Sleeping Beauty

Film Review by Dean Duncan May 29, 2015

As in Shelly Duvall. (After you, friends at Wikipedia: http://bit.ly/1MgJkNB.) Huffy moralists—and there’s definitely a reason to be a moralist, and there are often reasons for huffing!—may well find things to be upset about in this long-running, wide-ranging, appealingly meandering and semi-sloppy series. Consider the extra-textual elaboration from this early episode. It’s a reminder that the source stories often weren’t originally for kids either: the king wanted a story read to him, until the fairy told the queen about a new game they could play. Nudge, nudge, wink, wink, said Eric Idle. That Monty Python sketch concerns crass vulgarity, and it’s pathetic or even poignant limitations. Is this crass or vulgar?

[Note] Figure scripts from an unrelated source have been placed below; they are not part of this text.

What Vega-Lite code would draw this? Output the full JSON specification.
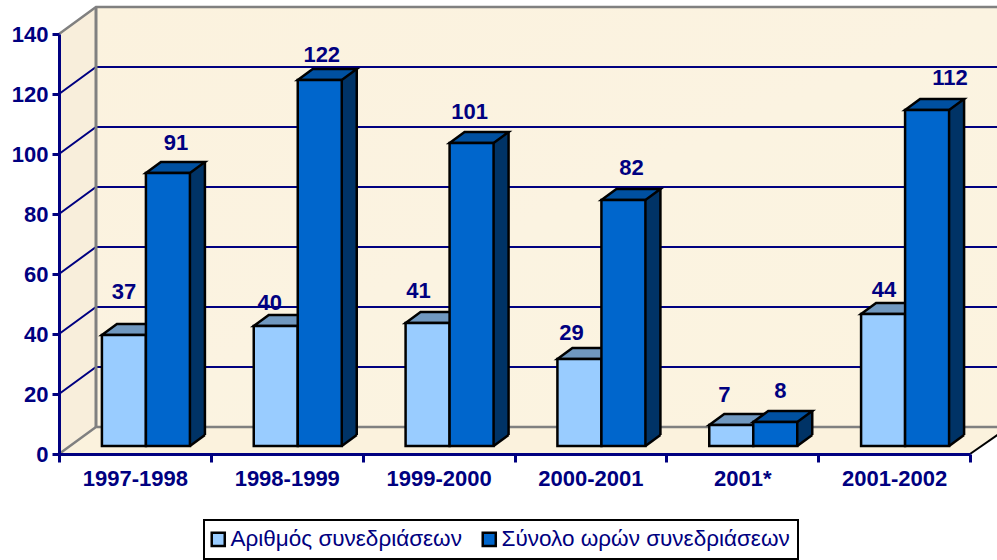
{
"$schema":"https://vega.github.io/schema/vega-lite/v6.json",
"width":911,"height":420,
"autosize":{"type":"none"},
"padding":{"left":59,"top":34,"right":27,"bottom":106},
"background":"white",
"config":{"view":{"stroke":null},"font":"Liberation Sans","legend":{"strokeWidth":2}},
"datasets":{
"bars":[
{"year":"1997-1998","series":"Αριθμός συνεδριάσεων","value":37},
{"year":"1998-1999","series":"Αριθμός συνεδριάσεων","value":40},
{"year":"1999-2000","series":"Αριθμός συνεδριάσεων","value":41},
{"year":"2000-2001","series":"Αριθμός συνεδριάσεων","value":29},
{"year":"2001*","series":"Αριθμός συνεδριάσεων","value":7},
{"year":"2001-2002","series":"Αριθμός συνεδριάσεων","value":44},
{"year":"1997-1998","series":"Σύνολο ωρών συνεδριάσεων","value":91},
{"year":"1998-1999","series":"Σύνολο ωρών συνεδριάσεων","value":122},
{"year":"1999-2000","series":"Σύνολο ωρών συνεδριάσεων","value":101},
{"year":"2000-2001","series":"Σύνολο ωρών συνεδριάσεων","value":82},
{"year":"2001*","series":"Σύνολο ωρών συνεδριάσεων","value":8},
{"year":"2001-2002","series":"Σύνολο ωρών συνεδριάσεων","value":112}],
"grid":[{"v":20},{"v":40},{"v":60},{"v":80},{"v":100},{"v":120}],
"edge":[{"v":0},{"v":140}],
"origin":[{"v":0}]
},
"data":{"name":"bars"},
"encoding":{
"x":{"field":"year","type":"nominal","sort":null,"title":null,
"scale":{"domain":["1997-1998","1998-1999","1999-2000","2000-2001","2001*","2001-2002"],"paddingInner":0,"paddingOuter":0},
"axis":{"labelAngle":0,"labelFontSize":22,"labelFontWeight":"bold","labelColor":"#000080","domainColor":"#000080","domainWidth":3,"tickColor":"#000080","tickWidth":3,"tickSize":8,"tickBand":"extent","labelPadding":6,"zindex":1}},
"y":{"field":"value","type":"quantitative","title":null,
"scale":{"domain":[0,140],"nice":false},
"axis":{"values":[0,20,40,60,80,100,120,140],"grid":false,"labelFontSize":22,"labelFontWeight":"bold","labelColor":"#000080","domainColor":"#000080","domainWidth":3,"tickColor":"#000080","tickWidth":3,"tickSize":7,"labelPadding":4,"zindex":1}}
},
"layer":[
{"data":{"name":"origin"},"mark":{"type":"point","shape":"M0,0L37,-27L37,-447L0,-420Z","size":4,"filled":true,"fill":"#f8eedb","stroke":null,"opacity":1},
 "encoding":{"x":{"datum":"1997-1998","bandPosition":0},"y":{"field":"v","type":"quantitative"}}},
{"data":{"name":"origin"},"mark":{"type":"point","shape":"M0,0L37,-27L950,-27L911,0Z","size":4,"filled":true,"fill":"#fbf2dd","stroke":null,"opacity":1},
 "encoding":{"x":{"datum":"1997-1998","bandPosition":0},"y":{"field":"v","type":"quantitative"}}},
{"data":{"name":"origin"},"mark":{"type":"point","shape":"M37,-27L950,-27L950,-447L37,-447Z","size":4,"filled":true,"stroke":null,"opacity":1,
  "fill":{"x1":0,"y1":0,"x2":1,"y2":1,"gradient":"linear","stops":[{"offset":0,"color":"#fbf2de"},{"offset":0.5,"color":"#fbf3e1"},{"offset":1,"color":"#fcf3df"}]}},
 "encoding":{"x":{"datum":"1997-1998","bandPosition":0},"y":{"field":"v","type":"quantitative"}}},
{"data":{"name":"grid"},"mark":{"type":"point","shape":"M0,0L37,-27L950,-27","size":4,"fill":null,"stroke":"#000080","strokeWidth":2,"opacity":1},
 "encoding":{"x":{"datum":"1997-1998","bandPosition":0},"y":{"field":"v","type":"quantitative"}}},
{"data":{"name":"edge"},"mark":{"type":"point","shape":"M0,0L37,-27L950,-27","size":4,"fill":null,"stroke":"#808080","strokeWidth":2.5,"opacity":1},
 "encoding":{"x":{"datum":"1997-1998","bandPosition":0},"y":{"field":"v","type":"quantitative"}}},
{"data":{"name":"origin"},"mark":{"type":"point","shape":"M37,-27L37,-447","size":4,"fill":null,"stroke":"#808080","strokeWidth":3,"opacity":1},
 "encoding":{"x":{"datum":"1997-1998","bandPosition":0},"y":{"field":"v","type":"quantitative"}}},
{"data":{"name":"origin"},"mark":{"type":"point","shape":"M911,0L950,-27","size":4,"fill":null,"stroke":"#000000","strokeWidth":2,"opacity":1},
 "encoding":{"x":{"datum":"1997-1998","bandPosition":0},"y":{"field":"v","type":"quantitative"}}},

{"transform":[{"filter":{"field":"series","equal":"Αριθμός συνεδριάσεων"}}],
 "mark":{"type":"point","shape":"M-33,-8L-18,-19L26,-19L11,-8Z","size":4,"filled":true,"fill":"#7098c0","stroke":"#000000","strokeWidth":2.5,"opacity":1}},
{"transform":[{"filter":{"field":"series","equal":"Αριθμός συνεδριάσεων"}}],
 "mark":{"type":"bar","width":44,"xOffset":-11,"yOffset":-8,"y2Offset":-8,"stroke":"#000000","strokeWidth":2.5},
 "encoding":{"y2":{"datum":0},"color":{"field":"series","type":"nominal","title":null,
   "scale":{"domain":["Αριθμός συνεδριάσεων","Σύνολο ωρών συνεδριάσεων"],"range":["#99ccff","#0066cc"]},
   "legend":{"orient":"none","legendX":145,"legendY":486,"direction":"horizontal","columns":2,"padding":8,"strokeColor":"#000000","fillColor":"#ffffff","symbolType":"square","symbolSize":170,"symbolStrokeColor":"#000000","symbolStrokeWidth":2.5,"symbolOffset":-5,"labelFontSize":22.5,"labelColor":"#000080","labelLimit":400,"labelOffset":1,"columnPadding":15,"symbolOpacity":1}}}},

{"transform":[{"filter":{"field":"series","equal":"Σύνολο ωρών συνεδριάσεων"}}],
 "mark":{"type":"bar","width":15,"xOffset":62.5,"yOffset":-8,"y2Offset":-19,"fill":"#003366","stroke":null},
 "encoding":{"y2":{"datum":0}}},
{"transform":[{"filter":{"field":"series","equal":"Σύνολο ωρών συνεδριάσεων"}}],
 "mark":{"type":"point","shape":"M55,-8L70,-19L70,-8Z","size":4,"filled":true,"fill":"#003366","stroke":null,"opacity":1}},
{"transform":[{"filter":{"field":"series","equal":"Σύνολο ωρών συνεδριάσεων"}}],
 "mark":{"type":"point","shape":"M55,-19L55,-8L70,-19Z","size":4,"filled":true,"fill":"#003366","stroke":null,"opacity":1},
 "encoding":{"y":{"datum":0}}},
{"transform":[{"filter":{"field":"series","equal":"Σύνολο ωρών συνεδριάσεων"}}],
 "mark":{"type":"point","shape":"M55,-8L70,-19","size":4,"fill":null,"stroke":"#000000","strokeWidth":2.5,"opacity":1},
 "encoding":{"y":{"datum":0}}},
{"transform":[{"filter":{"field":"series","equal":"Σύνολο ωρών συνεδριάσεων"}}],
 "mark":{"type":"rule","xOffset":70,"yOffset":-19,"y2Offset":-19,"color":"#000000","strokeWidth":2.5},
 "encoding":{"y2":{"datum":0}}},
{"transform":[{"filter":{"field":"series","equal":"Σύνολο ωρών συνεδριάσεων"}}],
 "mark":{"type":"point","shape":"M11,-8L26,-19L70,-19L55,-8Z","size":4,"filled":true,"fill":"#0050a0","stroke":"#000000","strokeWidth":2.5,"opacity":1}},
{"transform":[{"filter":{"field":"series","equal":"Σύνολο ωρών συνεδριάσεων"}}],
 "mark":{"type":"bar","width":44,"xOffset":33,"yOffset":-8,"y2Offset":-8,"stroke":"#000000","strokeWidth":2.5},
 "encoding":{"y2":{"datum":0},"color":{"field":"series","type":"nominal","title":null}}},

{"transform":[{"filter":"datum.value==37"}],"mark":{"type":"text","dx":-11,"dy":-51,"fontSize":22,"fontWeight":"bold","color":"#000080"},"encoding":{"text":{"field":"value"}}},
{"transform":[{"filter":"datum.value==40"}],"mark":{"type":"text","dx":-17,"dy":-31,"fontSize":22,"fontWeight":"bold","color":"#000080"},"encoding":{"text":{"field":"value"}}},
{"transform":[{"filter":"datum.value==41"}],"mark":{"type":"text","dx":-20,"dy":-40,"fontSize":22,"fontWeight":"bold","color":"#000080"},"encoding":{"text":{"field":"value"}}},
{"transform":[{"filter":"datum.value==29"}],"mark":{"type":"text","dx":-19,"dy":-34,"fontSize":22,"fontWeight":"bold","color":"#000080"},"encoding":{"text":{"field":"value"}}},
{"transform":[{"filter":"datum.value==7"}],"mark":{"type":"text","dx":-18,"dy":-38,"fontSize":22,"fontWeight":"bold","color":"#000080"},"encoding":{"text":{"field":"value"}}},
{"transform":[{"filter":"datum.value==44"}],"mark":{"type":"text","dx":-10,"dy":-32,"fontSize":22,"fontWeight":"bold","color":"#000080"},"encoding":{"text":{"field":"value"}}},
{"transform":[{"filter":"datum.value==91"}],"mark":{"type":"text","dx":41,"dy":-38,"fontSize":22,"fontWeight":"bold","color":"#000080"},"encoding":{"text":{"field":"value"}}},
{"transform":[{"filter":"datum.value==122"}],"mark":{"type":"text","dx":35,"dy":-33,"fontSize":22,"fontWeight":"bold","color":"#000080"},"encoding":{"text":{"field":"value"}}},
{"transform":[{"filter":"datum.value==101"}],"mark":{"type":"text","dx":31,"dy":-39,"fontSize":22,"fontWeight":"bold","color":"#000080"},"encoding":{"text":{"field":"value"}}},
{"transform":[{"filter":"datum.value==82"}],"mark":{"type":"text","dx":41,"dy":-40,"fontSize":22,"fontWeight":"bold","color":"#000080"},"encoding":{"text":{"field":"value"}}},
{"transform":[{"filter":"datum.value==8"}],"mark":{"type":"text","dx":38,"dy":-39,"fontSize":22,"fontWeight":"bold","color":"#000080"},"encoding":{"text":{"field":"value"}}},
{"transform":[{"filter":"datum.value==112"}],"mark":{"type":"text","dx":56,"dy":-40,"fontSize":22,"fontWeight":"bold","color":"#000080"},"encoding":{"text":{"field":"value"}}}
],
"resolve":{"scale":{"color":"shared"}}
}
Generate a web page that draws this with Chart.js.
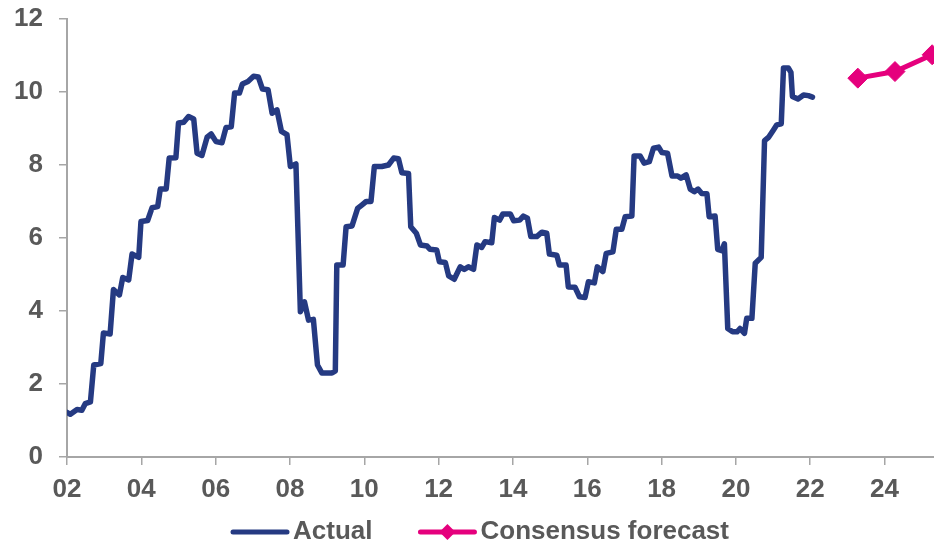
<!DOCTYPE html>
<html>
<head>
<meta charset="utf-8">
<script src="https://cdn.jsdelivr.net/npm/chart.js@4.4.1/dist/chart.umd.min.js"></script>
<style>
  html, body { margin: 0; padding: 0; background: #fff; }
  #wrap { width: 934px; height: 547px; position: relative; }
</style>
</head>
<body>
<div id="wrap"><canvas id="myChart"></canvas></div>
<script>
// actual series at each corner of the line (decimal year, value)
var actualYears = [
  2002.00, 2002.09, 2002.27, 2002.40, 2002.49, 2002.63, 2002.72, 2002.91, 2002.98, 2003.16,
  2003.25, 2003.41, 2003.50, 2003.66, 2003.75, 2003.93, 2003.99, 2004.17, 2004.29, 2004.44,
  2004.51, 2004.67, 2004.75, 2004.93, 2005.00, 2005.14, 2005.27, 2005.41, 2005.50, 2005.63,
  2005.77, 2005.88, 2006.01, 2006.17, 2006.28, 2006.42, 2006.51, 2006.64, 2006.72, 2006.87,
  2007.02, 2007.15, 2007.26, 2007.41, 2007.52, 2007.65, 2007.77, 2007.92, 2008.01, 2008.16,
  2008.28, 2008.39, 2008.50, 2008.63, 2008.74, 2008.86, 2009.13, 2009.22, 2009.26, 2009.43,
  2009.51, 2009.67, 2009.82, 2009.94, 2010.05, 2010.18, 2010.27, 2010.47, 2010.65, 2010.79,
  2010.92, 2011.01, 2011.19, 2011.25, 2011.40, 2011.51, 2011.69, 2011.77, 2011.95, 2012.02,
  2012.18, 2012.27, 2012.42, 2012.58, 2012.69, 2012.80, 2012.94, 2013.03, 2013.16, 2013.25,
  2013.43, 2013.50, 2013.64, 2013.73, 2013.93, 2014.02, 2014.18, 2014.28, 2014.39, 2014.48,
  2014.64, 2014.78, 2014.91, 2014.98, 2015.18, 2015.25, 2015.43, 2015.49, 2015.67, 2015.79,
  2015.94, 2016.03, 2016.19, 2016.27, 2016.42, 2016.51, 2016.69, 2016.78, 2016.93, 2017.02,
  2017.20, 2017.26, 2017.42, 2017.53, 2017.67, 2017.78, 2017.92, 2018.01, 2018.16, 2018.28,
  2018.43, 2018.52, 2018.66, 2018.77, 2018.88, 2018.98, 2019.08, 2019.22, 2019.28, 2019.44,
  2019.51, 2019.62, 2019.69, 2019.78, 2019.91, 2020.03, 2020.11, 2020.23, 2020.29, 2020.43,
  2020.52, 2020.68, 2020.77, 2020.88, 2021.01, 2021.10, 2021.22, 2021.28, 2021.41, 2021.48,
  2021.52, 2021.67, 2021.82, 2021.95, 2022.06
];
var actualValues = [
  1.22, 1.17, 1.30, 1.28, 1.46, 1.51, 2.52, 2.56, 3.40, 3.37,
  4.59, 4.44, 4.92, 4.85, 5.56, 5.47, 6.45, 6.48, 6.83, 6.86,
  7.34, 7.34, 8.19, 8.20, 9.15, 9.17, 9.33, 9.26, 8.32, 8.26,
  8.76, 8.85, 8.64, 8.61, 9.03, 9.05, 9.97, 9.97, 10.22, 10.29,
  10.43, 10.41, 10.08, 10.06, 9.42, 9.51, 8.92, 8.83, 7.96, 8.03,
  3.98, 4.25, 3.75, 3.77, 2.52, 2.30, 2.30, 2.36, 5.26, 5.26,
  6.31, 6.33, 6.81, 6.91, 7.00, 7.00, 7.96, 7.96, 8.00, 8.19,
  8.17, 7.79, 7.77, 6.31, 6.13, 5.81, 5.78, 5.69, 5.67, 5.35,
  5.33, 4.96, 4.87, 5.21, 5.14, 5.21, 5.14, 5.81, 5.74, 5.90,
  5.87, 6.56, 6.49, 6.66, 6.66, 6.47, 6.49, 6.60, 6.54, 6.04,
  6.04, 6.16, 6.13, 5.56, 5.53, 5.26, 5.26, 4.66, 4.65, 4.39,
  4.37, 4.80, 4.77, 5.21, 5.08, 5.58, 5.62, 6.24, 6.24, 6.58,
  6.60, 8.25, 8.25, 8.05, 8.09, 8.46, 8.49, 8.34, 8.32, 7.70,
  7.70, 7.64, 7.73, 7.34, 7.27, 7.34, 7.22, 7.21, 6.58, 6.60,
  5.69, 5.65, 5.84, 3.52, 3.43, 3.43, 3.52, 3.39, 3.80, 3.80,
  5.31, 5.47, 8.67, 8.76, 8.96, 9.10, 9.13, 10.66, 10.66, 10.54,
  9.88, 9.81, 9.92, 9.90, 9.86
];
var forecastYears = [2023.28, 2024.28, 2025.28];
var forecastValues = [10.38, 10.56, 11.02];

var xTickYears = [2002, 2004, 2006, 2008, 2010, 2012, 2014, 2016, 2018, 2020, 2022, 2024];
var xTickLabels = ['02', '04', '06', '08', '10', '12', '14', '16', '18', '20', '22', '24'];
var yTicks = [0, 2, 4, 6, 8, 10, 12];

var NAVY = '#253A82';
var PINK = '#E5007D';
var GREY_TXT = '#595959';
var GREY_AX = '#A6A6A6';
var FONT = "'Liberation Sans', Arial, sans-serif";
var legendSize = 26;

function pairs(xs, ys) {
  return xs.map(function (x, i) { return {x: x, y: ys[i]}; });
}

// legend samples: a short line right before each label, plus a diamond for the forecast
var legendMarks = {
  id: 'legendMarks',
  afterDraw: function (chart) {
    var lg = chart.legend;
    if (!lg || !lg.legendHitBoxes) return;
    var c = chart.ctx;
    var bw = lg.options.labels.boxWidth;
    lg.legendItems.forEach(function (item, i) {
      var hb = lg.legendHitBoxes[i];
      var ds = chart.data.datasets[item.datasetIndex];
      var tx = hb.left + bw + legendSize / 2;
      var y = hb.top + hb.height / 2;
      c.save();
      c.strokeStyle = ds.borderColor;
      c.lineWidth = 5;
      c.lineCap = 'round';
      c.beginPath();
      c.moveTo(tx - 60, y);
      c.lineTo(tx - 6, y);
      c.stroke();
      if (ds.pointRadius) {
        var cx = tx - 33, r = 8;
        c.fillStyle = ds.borderColor;
        c.beginPath();
        c.moveTo(cx, y - r); c.lineTo(cx + r, y); c.lineTo(cx, y + r); c.lineTo(cx - r, y);
        c.closePath();
        c.fill();
      }
      c.restore();
    });
  }
};

var ctx = document.getElementById('myChart').getContext('2d');
new Chart(ctx, {
  type: 'line',
  data: {
    datasets: [{
      label: 'Actual',
      data: pairs(actualYears, actualValues),
      borderColor: NAVY,
      backgroundColor: NAVY,
      borderWidth: 5.5,
      borderJoinStyle: 'round',
      borderCapStyle: 'round',
      pointRadius: 0,
      pointHoverRadius: 0,
      tension: 0
    }, {
      label: 'Consensus forecast',
      data: pairs(forecastYears, forecastValues),
      borderColor: PINK,
      backgroundColor: PINK,
      borderWidth: 5,
      pointStyle: 'rectRot',
      pointRadius: 10,
      pointBorderWidth: 1,
      pointBackgroundColor: PINK,
      pointBorderColor: PINK,
      tension: 0,
      clip: false
    }]
  },
  options: {
    responsive: true,
    maintainAspectRatio: false,
    animation: false,
    layout: { autoPadding: false, padding: { top: 19, right: 0, bottom: -8, left: 0 } },
    plugins: {
      tooltip: { enabled: false },
      legend: {
        display: true,
        position: 'bottom',
        labels: {
          boxWidth: 75,
          boxHeight: 5,
          padding: 20,
          color: GREY_TXT,
          font: { family: FONT, size: legendSize, weight: 'bold' },
          generateLabels: function (chart) {
            return Chart.defaults.plugins.legend.labels.generateLabels(chart).map(function (it) {
              it.fillStyle = 'rgba(0,0,0,0)';
              it.strokeStyle = 'rgba(0,0,0,0)';
              it.lineWidth = 0;
              return it;
            });
          }
        }
      }
    },
    scales: {
      x: {
        type: 'linear',
        min: 2002,
        max: 2025.33,
        afterBuildTicks: function (scale) {
          scale.ticks = xTickYears.map(function (v) { return {value: v}; });
        },
        afterFit: function (scale) {
          scale.paddingLeft = 0;
          scale.paddingRight = 0;
          scale.height = 42;
        },
        grid: { drawOnChartArea: false, drawTicks: true, tickLength: 8, color: GREY_AX, lineWidth: 1.5 },
        border: { display: true, color: GREY_AX, width: 2 },
        ticks: {
          autoSkip: false,
          maxRotation: 0,
          padding: 9,
          color: GREY_TXT,
          font: { family: FONT, size: 26, weight: 'bold' },
          callback: function (v) {
            var i = xTickYears.indexOf(v);
            return i >= 0 ? xTickLabels[i] : '';
          }
        }
      },
      y: {
        min: 0,
        max: 12,
        afterBuildTicks: function (scale) {
          scale.ticks = yTicks.map(function (v) { return {value: v}; });
        },
        afterFit: function (scale) {
          scale.width = 67;
          scale.paddingTop = 0;
          scale.paddingBottom = 0;
        },
        grid: { drawOnChartArea: false, drawTicks: true, tickLength: 8, color: GREY_AX, lineWidth: 1.5 },
        border: { display: true, color: GREY_AX, width: 2 },
        ticks: {
          padding: 16,
          color: GREY_TXT,
          font: { family: FONT, size: 26, weight: 'bold' }
        }
      }
    }
  },
  plugins: [legendMarks]
});
</script>
</body>
</html>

That’s for each parent and, yes, child to decide. My answer? Not at all!  It strikes me rather that it’s pre-industrial, partaking of a quality that’s all over Chaucer, for instance. How would living with your parents and an increasing number of siblings, all in a one-room daubed cottage and with the livestock all blessedly breeding outside, effect your sense of morality and propriety? Hey kids, that extra-textual elaboration is where the princess comes from! And you besides, if the parent were to pursue the point. Very healthy, I say.

The prissily effeminate fairy with the beard is very funny.